Selon Marine Le Pen, l’immigration familiale aurait augmenté de 7,5% en 2010. Pour le ministre de l’intérieur, il y aurait en réalité une baisse de 2%. Les chiffres sont très en deçà de ceux de 2004, où 94384 titres avaient été accordés.

L’objectif des identitaires c’est agiter la peur de l’autre, frapper l’imagination des gens simples et mal informés. Leur faire croire, mensonges à l’appui, que la France est «envahie» par des étrangers, de surcroit, des musulmans qui débarquent en France par navires entiers pour «piquer le pain et le travail» des Français.
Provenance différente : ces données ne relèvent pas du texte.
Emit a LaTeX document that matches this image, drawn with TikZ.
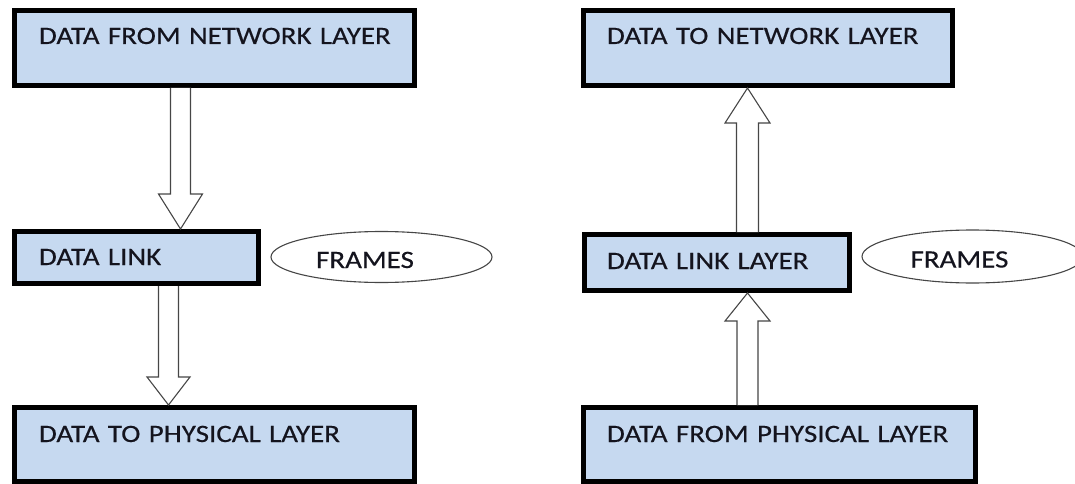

Des comparses de la droite identitaire à l’UMP

Une trentaine de députés UMP, regroupés dans un «Collectif de la droite populaire», se sont illustrés par leur surenchères verbales ou législatives à l’encontre des homos, des immigrés ou des plus précarisés. Instaurer des tests ADN avant d’accorder un visa à des étrangers souhaitant rejoindre leur famille en France ? Une idée de Thierry Mariani, rejetée par le Parlement en 2007. Exclure les personnes sans papiers des centres d’hébergement d’urgence ? Encore Mariani. Militariser «certains quartiers», devenus des zones de guerre tribales? Un souhait de son collègue Lionnel Lucas, un ancien de la Légion étrangère et favorable à la peine de mort. Etc., etc.

Les députés de la droite «populaire» n’épargnent pas les politiques sociales. Les 35 heures ? Une «démagogie criminelle du socialisme en France». La durée légale du travail ? «Un concept du XIXe siècle» qu’il faut purement et simplement «supprimer» selon Lionnel Lucas, également opposé au RSA.(Politis du 13 janvier 2011).

Les deux courants- Front national et «collectif de la droite populaire», voire l’UMP- vont-ils se rejoindre bientôt ? Les mieux avertis estiment que l’unité stratégique s’est déjà faite dans les têtes. La nomination de Gérard Longuet- un ancien d’Occident qui a participé à la rédaction du programme du Front national- au ministère de la défense et celle de Brice Hortefeux, un catholique intégriste et proche de la droite «populaire», comme conseiller de la présidence, sont-elles un signal envoyé en direction de la droite identitaire ?

Tout porte à croire que rendez-vous est pris pour les élections présidentielles et législatives de 2012.